## DIRECTION
Retype the data that follows line by line, exactly, and leave its pictures out.

## DATASET CONTENT
═══

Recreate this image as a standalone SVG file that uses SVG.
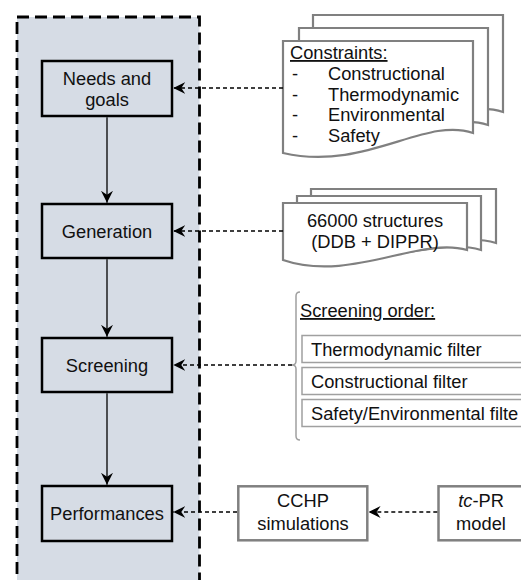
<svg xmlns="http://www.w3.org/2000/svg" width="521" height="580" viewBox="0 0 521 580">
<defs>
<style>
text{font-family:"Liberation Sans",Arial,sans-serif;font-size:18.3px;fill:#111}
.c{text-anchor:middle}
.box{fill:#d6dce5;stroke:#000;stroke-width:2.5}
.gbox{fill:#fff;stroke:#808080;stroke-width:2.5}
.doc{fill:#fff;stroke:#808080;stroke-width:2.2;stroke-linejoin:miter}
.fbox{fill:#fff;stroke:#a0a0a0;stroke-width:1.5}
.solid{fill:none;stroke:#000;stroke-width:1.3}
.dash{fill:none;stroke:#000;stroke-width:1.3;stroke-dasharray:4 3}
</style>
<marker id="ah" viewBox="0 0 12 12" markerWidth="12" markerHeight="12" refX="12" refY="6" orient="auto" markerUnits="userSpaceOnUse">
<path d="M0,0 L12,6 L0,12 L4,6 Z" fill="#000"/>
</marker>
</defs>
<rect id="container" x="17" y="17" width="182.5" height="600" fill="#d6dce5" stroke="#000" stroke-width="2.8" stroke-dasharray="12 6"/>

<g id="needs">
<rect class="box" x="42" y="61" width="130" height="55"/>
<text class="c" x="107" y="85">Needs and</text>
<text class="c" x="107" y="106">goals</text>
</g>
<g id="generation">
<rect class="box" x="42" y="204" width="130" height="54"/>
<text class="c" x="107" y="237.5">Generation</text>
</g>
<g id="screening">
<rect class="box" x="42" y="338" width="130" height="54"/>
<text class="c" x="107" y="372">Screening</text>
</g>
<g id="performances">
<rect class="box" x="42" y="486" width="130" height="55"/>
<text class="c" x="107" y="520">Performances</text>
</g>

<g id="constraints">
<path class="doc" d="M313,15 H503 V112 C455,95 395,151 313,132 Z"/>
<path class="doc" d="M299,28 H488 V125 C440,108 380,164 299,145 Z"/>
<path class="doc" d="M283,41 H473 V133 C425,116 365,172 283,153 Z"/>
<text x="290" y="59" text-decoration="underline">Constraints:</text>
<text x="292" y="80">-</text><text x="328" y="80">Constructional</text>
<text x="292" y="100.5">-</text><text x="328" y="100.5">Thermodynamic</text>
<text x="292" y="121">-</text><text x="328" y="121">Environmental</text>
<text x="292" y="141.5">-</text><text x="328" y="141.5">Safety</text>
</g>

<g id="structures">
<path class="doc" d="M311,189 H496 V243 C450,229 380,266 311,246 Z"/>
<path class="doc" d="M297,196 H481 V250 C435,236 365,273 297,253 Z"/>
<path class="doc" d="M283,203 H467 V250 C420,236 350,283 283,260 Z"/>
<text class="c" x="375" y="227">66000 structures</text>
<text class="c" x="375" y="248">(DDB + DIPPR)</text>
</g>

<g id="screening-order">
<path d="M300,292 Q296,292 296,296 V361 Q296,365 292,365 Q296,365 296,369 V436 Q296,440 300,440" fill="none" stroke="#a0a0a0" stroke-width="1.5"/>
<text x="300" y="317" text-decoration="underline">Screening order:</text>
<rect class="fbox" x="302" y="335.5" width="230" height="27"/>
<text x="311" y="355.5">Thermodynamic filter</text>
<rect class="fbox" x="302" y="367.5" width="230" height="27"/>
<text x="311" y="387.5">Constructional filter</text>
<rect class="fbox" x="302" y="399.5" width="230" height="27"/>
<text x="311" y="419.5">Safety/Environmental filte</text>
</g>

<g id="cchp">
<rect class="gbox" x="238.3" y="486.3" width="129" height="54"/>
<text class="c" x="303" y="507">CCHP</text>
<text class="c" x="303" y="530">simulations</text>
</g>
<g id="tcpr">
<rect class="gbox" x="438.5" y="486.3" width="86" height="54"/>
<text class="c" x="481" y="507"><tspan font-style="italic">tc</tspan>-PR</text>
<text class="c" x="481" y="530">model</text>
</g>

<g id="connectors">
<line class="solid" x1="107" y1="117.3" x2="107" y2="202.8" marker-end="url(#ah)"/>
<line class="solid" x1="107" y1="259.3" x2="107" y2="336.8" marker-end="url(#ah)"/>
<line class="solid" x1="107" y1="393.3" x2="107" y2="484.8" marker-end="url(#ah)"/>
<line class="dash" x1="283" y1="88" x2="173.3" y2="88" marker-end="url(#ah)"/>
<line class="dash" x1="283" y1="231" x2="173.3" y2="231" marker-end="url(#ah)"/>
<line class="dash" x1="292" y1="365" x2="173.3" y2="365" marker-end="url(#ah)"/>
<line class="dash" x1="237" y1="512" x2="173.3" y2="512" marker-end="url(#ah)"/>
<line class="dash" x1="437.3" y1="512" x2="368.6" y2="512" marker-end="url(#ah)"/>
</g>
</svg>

═══

## PROBLEM SOLUTION
Recreate this image as a standalone SVG file that uses SVG.
<svg xmlns="http://www.w3.org/2000/svg" width="521" height="580" viewBox="0 0 521 580">
<defs>
<style>
text{font-family:"Liberation Sans",Arial,sans-serif;font-size:18.3px;fill:#111}
.c{text-anchor:middle}
.box{fill:#d6dce5;stroke:#000;stroke-width:2.5}
.gbox{fill:#fff;stroke:#808080;stroke-width:2.5}
.doc{fill:#fff;stroke:#808080;stroke-width:2.2;stroke-linejoin:miter}
.fbox{fill:#fff;stroke:#a0a0a0;stroke-width:1.5}
.solid{fill:none;stroke:#000;stroke-width:1.3}
.dash{fill:none;stroke:#000;stroke-width:1.3;stroke-dasharray:4 3}
</style>
<marker id="ah" viewBox="0 0 12 12" markerWidth="12" markerHeight="12" refX="12" refY="6" orient="auto" markerUnits="userSpaceOnUse">
<path d="M0,0 L12,6 L0,12 L4,6 Z" fill="#000"/>
</marker>
</defs>
<rect id="container" x="17" y="17" width="182.5" height="600" fill="#d6dce5" stroke="#000" stroke-width="2.8" stroke-dasharray="12 6"/>

<g id="needs">
<rect class="box" x="42" y="61" width="130" height="55"/>
<text class="c" x="107" y="85">Needs and</text>
<text class="c" x="107" y="106">goals</text>
</g>
<g id="generation">
<rect class="box" x="42" y="204" width="130" height="54"/>
<text class="c" x="107" y="237.5">Generation</text>
</g>
<g id="screening">
<rect class="box" x="42" y="338" width="130" height="54"/>
<text class="c" x="107" y="372">Screening</text>
</g>
<g id="performances">
<rect class="box" x="42" y="486" width="130" height="55"/>
<text class="c" x="107" y="520">Performances</text>
</g>

<g id="constraints">
<path class="doc" d="M313,15 H503 V112 C455,95 395,151 313,132 Z"/>
<path class="doc" d="M299,28 H488 V125 C440,108 380,164 299,145 Z"/>
<path class="doc" d="M283,41 H473 V133 C425,116 365,172 283,153 Z"/>
<text x="290" y="59" text-decoration="underline">Constraints:</text>
<text x="292" y="80">-</text><text x="328" y="80">Constructional</text>
<text x="292" y="100.5">-</text><text x="328" y="100.5">Thermodynamic</text>
<text x="292" y="121">-</text><text x="328" y="121">Environmental</text>
<text x="292" y="141.5">-</text><text x="328" y="141.5">Safety</text>
</g>

<g id="structures">
<path class="doc" d="M311,189 H496 V243 C450,229 380,266 311,246 Z"/>
<path class="doc" d="M297,196 H481 V250 C435,236 365,273 297,253 Z"/>
<path class="doc" d="M283,203 H467 V250 C420,236 350,283 283,260 Z"/>
<text class="c" x="375" y="227">66000 structures</text>
<text class="c" x="375" y="248">(DDB + DIPPR)</text>
</g>

<g id="screening-order">
<path d="M300,292 Q296,292 296,296 V361 Q296,365 292,365 Q296,365 296,369 V436 Q296,440 300,440" fill="none" stroke="#a0a0a0" stroke-width="1.5"/>
<text x="300" y="317" text-decoration="underline">Screening order:</text>
<rect class="fbox" x="302" y="335.5" width="230" height="27"/>
<text x="311" y="355.5">Thermodynamic filter</text>
<rect class="fbox" x="302" y="367.5" width="230" height="27"/>
<text x="311" y="387.5">Constructional filter</text>
<rect class="fbox" x="302" y="399.5" width="230" height="27"/>
<text x="311" y="419.5">Safety/Environmental filte</text>
</g>

<g id="cchp">
<rect class="gbox" x="238.3" y="486.3" width="129" height="54"/>
<text class="c" x="303" y="507">CCHP</text>
<text class="c" x="303" y="530">simulations</text>
</g>
<g id="tcpr">
<rect class="gbox" x="438.5" y="486.3" width="86" height="54"/>
<text class="c" x="481" y="507"><tspan font-style="italic">tc</tspan>-PR</text>
<text class="c" x="481" y="530">model</text>
</g>

<g id="connectors">
<line class="solid" x1="107" y1="117.3" x2="107" y2="202.8" marker-end="url(#ah)"/>
<line class="solid" x1="107" y1="259.3" x2="107" y2="336.8" marker-end="url(#ah)"/>
<line class="solid" x1="107" y1="393.3" x2="107" y2="484.8" marker-end="url(#ah)"/>
<line class="dash" x1="283" y1="88" x2="173.3" y2="88" marker-end="url(#ah)"/>
<line class="dash" x1="283" y1="231" x2="173.3" y2="231" marker-end="url(#ah)"/>
<line class="dash" x1="292" y1="365" x2="173.3" y2="365" marker-end="url(#ah)"/>
<line class="dash" x1="237" y1="512" x2="173.3" y2="512" marker-end="url(#ah)"/>
<line class="dash" x1="437.3" y1="512" x2="368.6" y2="512" marker-end="url(#ah)"/>
</g>
</svg>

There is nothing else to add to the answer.